§ Short exercise:
Reproduce each line of the material exactly, minus any picture.

○ ○ ○ ○ ○

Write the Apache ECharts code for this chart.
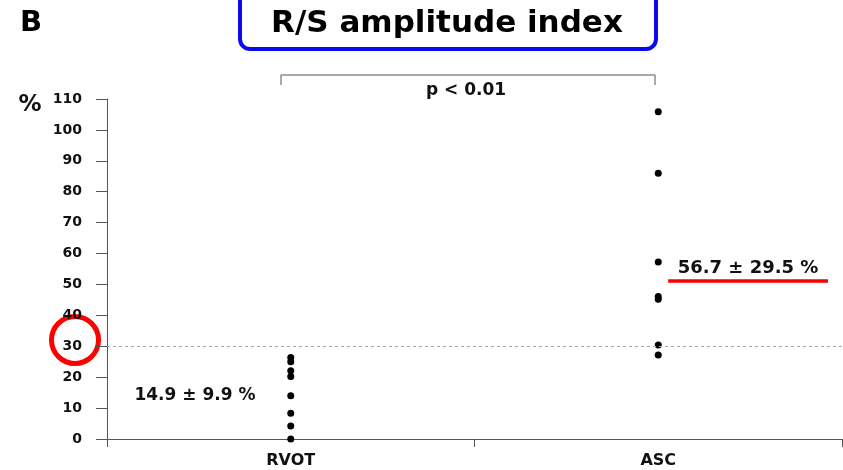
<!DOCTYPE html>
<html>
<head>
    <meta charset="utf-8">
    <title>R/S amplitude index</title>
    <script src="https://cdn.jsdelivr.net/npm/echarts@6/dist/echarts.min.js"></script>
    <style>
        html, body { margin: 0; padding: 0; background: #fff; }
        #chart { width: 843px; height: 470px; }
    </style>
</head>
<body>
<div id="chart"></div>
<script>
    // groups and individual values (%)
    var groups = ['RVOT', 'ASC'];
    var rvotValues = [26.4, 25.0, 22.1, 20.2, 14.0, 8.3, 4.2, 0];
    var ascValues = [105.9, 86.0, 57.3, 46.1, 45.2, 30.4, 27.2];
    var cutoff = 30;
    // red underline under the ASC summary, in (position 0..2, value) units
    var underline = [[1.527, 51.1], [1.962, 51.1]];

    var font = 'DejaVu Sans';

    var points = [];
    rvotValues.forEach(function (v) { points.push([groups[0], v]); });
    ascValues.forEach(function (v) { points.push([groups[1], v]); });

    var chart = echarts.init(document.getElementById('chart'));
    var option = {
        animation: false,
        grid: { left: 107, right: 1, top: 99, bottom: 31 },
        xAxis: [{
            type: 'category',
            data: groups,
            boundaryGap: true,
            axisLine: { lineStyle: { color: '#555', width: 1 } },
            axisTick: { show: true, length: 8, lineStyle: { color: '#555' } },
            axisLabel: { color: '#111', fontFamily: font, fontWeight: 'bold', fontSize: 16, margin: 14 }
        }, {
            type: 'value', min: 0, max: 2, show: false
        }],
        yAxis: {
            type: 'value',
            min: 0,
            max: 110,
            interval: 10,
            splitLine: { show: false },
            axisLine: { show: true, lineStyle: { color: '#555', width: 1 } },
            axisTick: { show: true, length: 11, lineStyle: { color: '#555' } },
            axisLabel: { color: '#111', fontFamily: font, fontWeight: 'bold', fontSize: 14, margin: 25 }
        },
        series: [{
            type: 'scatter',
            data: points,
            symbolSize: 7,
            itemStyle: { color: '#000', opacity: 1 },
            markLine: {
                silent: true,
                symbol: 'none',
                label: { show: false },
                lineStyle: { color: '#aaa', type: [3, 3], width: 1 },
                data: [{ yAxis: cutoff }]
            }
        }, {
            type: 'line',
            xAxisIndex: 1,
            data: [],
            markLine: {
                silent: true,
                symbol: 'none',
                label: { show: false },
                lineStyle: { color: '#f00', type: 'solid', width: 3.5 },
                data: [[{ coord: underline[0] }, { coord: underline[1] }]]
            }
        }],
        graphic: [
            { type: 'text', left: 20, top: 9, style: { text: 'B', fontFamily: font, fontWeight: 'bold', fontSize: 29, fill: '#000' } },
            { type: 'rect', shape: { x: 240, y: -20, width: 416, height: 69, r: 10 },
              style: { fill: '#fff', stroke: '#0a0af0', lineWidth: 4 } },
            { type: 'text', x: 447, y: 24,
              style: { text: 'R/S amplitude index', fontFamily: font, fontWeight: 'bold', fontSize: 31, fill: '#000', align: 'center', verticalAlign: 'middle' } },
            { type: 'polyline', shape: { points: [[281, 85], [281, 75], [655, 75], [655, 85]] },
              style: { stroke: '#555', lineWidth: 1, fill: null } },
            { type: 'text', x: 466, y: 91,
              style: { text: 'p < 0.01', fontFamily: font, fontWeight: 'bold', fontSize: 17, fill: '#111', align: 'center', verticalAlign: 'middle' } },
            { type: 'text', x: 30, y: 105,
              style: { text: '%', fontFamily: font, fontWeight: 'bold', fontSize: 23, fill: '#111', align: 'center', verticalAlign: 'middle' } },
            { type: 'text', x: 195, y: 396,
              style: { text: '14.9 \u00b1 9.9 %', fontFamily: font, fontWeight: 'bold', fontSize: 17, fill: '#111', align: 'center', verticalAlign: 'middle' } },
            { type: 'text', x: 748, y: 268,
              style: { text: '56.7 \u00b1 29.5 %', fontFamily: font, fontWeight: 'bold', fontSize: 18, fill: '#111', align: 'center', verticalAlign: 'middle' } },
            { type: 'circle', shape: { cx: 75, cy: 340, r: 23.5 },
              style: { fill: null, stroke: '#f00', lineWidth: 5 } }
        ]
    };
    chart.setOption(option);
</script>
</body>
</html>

○ ○ ○ ○ ○

§ Task output:
Write the Apache ECharts code for this chart.
<!DOCTYPE html>
<html>
<head>
    <meta charset="utf-8">
    <title>R/S amplitude index</title>
    <script src="https://cdn.jsdelivr.net/npm/echarts@6/dist/echarts.min.js"></script>
    <style>
        html, body { margin: 0; padding: 0; background: #fff; }
        #chart { width: 843px; height: 470px; }
    </style>
</head>
<body>
<div id="chart"></div>
<script>
    // groups and individual values (%)
    var groups = ['RVOT', 'ASC'];
    var rvotValues = [26.4, 25.0, 22.1, 20.2, 14.0, 8.3, 4.2, 0];
    var ascValues = [105.9, 86.0, 57.3, 46.1, 45.2, 30.4, 27.2];
    var cutoff = 30;
    // red underline under the ASC summary, in (position 0..2, value) units
    var underline = [[1.527, 51.1], [1.962, 51.1]];

    var font = 'DejaVu Sans';

    var points = [];
    rvotValues.forEach(function (v) { points.push([groups[0], v]); });
    ascValues.forEach(function (v) { points.push([groups[1], v]); });

    var chart = echarts.init(document.getElementById('chart'));
    var option = {
        animation: false,
        grid: { left: 107, right: 1, top: 99, bottom: 31 },
        xAxis: [{
            type: 'category',
            data: groups,
            boundaryGap: true,
            axisLine: { lineStyle: { color: '#555', width: 1 } },
            axisTick: { show: true, length: 8, lineStyle: { color: '#555' } },
            axisLabel: { color: '#111', fontFamily: font, fontWeight: 'bold', fontSize: 16, margin: 14 }
        }, {
            type: 'value', min: 0, max: 2, show: false
        }],
        yAxis: {
            type: 'value',
            min: 0,
            max: 110,
            interval: 10,
            splitLine: { show: false },
            axisLine: { show: true, lineStyle: { color: '#555', width: 1 } },
            axisTick: { show: true, length: 11, lineStyle: { color: '#555' } },
            axisLabel: { color: '#111', fontFamily: font, fontWeight: 'bold', fontSize: 14, margin: 25 }
        },
        series: [{
            type: 'scatter',
            data: points,
            symbolSize: 7,
            itemStyle: { color: '#000', opacity: 1 },
            markLine: {
                silent: true,
                symbol: 'none',
                label: { show: false },
                lineStyle: { color: '#aaa', type: [3, 3], width: 1 },
                data: [{ yAxis: cutoff }]
            }
        }, {
            type: 'line',
            xAxisIndex: 1,
            data: [],
            markLine: {
                silent: true,
                symbol: 'none',
                label: { show: false },
                lineStyle: { color: '#f00', type: 'solid', width: 3.5 },
                data: [[{ coord: underline[0] }, { coord: underline[1] }]]
            }
        }],
        graphic: [
            { type: 'text', left: 20, top: 9, style: { text: 'B', fontFamily: font, fontWeight: 'bold', fontSize: 29, fill: '#000' } },
            { type: 'rect', shape: { x: 240, y: -20, width: 416, height: 69, r: 10 },
              style: { fill: '#fff', stroke: '#0a0af0', lineWidth: 4 } },
            { type: 'text', x: 447, y: 24,
              style: { text: 'R/S amplitude index', fontFamily: font, fontWeight: 'bold', fontSize: 31, fill: '#000', align: 'center', verticalAlign: 'middle' } },
            { type: 'polyline', shape: { points: [[281, 85], [281, 75], [655, 75], [655, 85]] },
              style: { stroke: '#555', lineWidth: 1, fill: null } },
            { type: 'text', x: 466, y: 91,
              style: { text: 'p < 0.01', fontFamily: font, fontWeight: 'bold', fontSize: 17, fill: '#111', align: 'center', verticalAlign: 'middle' } },
            { type: 'text', x: 30, y: 105,
              style: { text: '%', fontFamily: font, fontWeight: 'bold', fontSize: 23, fill: '#111', align: 'center', verticalAlign: 'middle' } },
            { type: 'text', x: 195, y: 396,
              style: { text: '14.9 \u00b1 9.9 %', fontFamily: font, fontWeight: 'bold', fontSize: 17, fill: '#111', align: 'center', verticalAlign: 'middle' } },
            { type: 'text', x: 748, y: 268,
              style: { text: '56.7 \u00b1 29.5 %', fontFamily: font, fontWeight: 'bold', fontSize: 18, fill: '#111', align: 'center', verticalAlign: 'middle' } },
            { type: 'circle', shape: { cx: 75, cy: 340, r: 23.5 },
              style: { fill: null, stroke: '#f00', lineWidth: 5 } }
        ]
    };
    chart.setOption(option);
</script>
</body>
</html>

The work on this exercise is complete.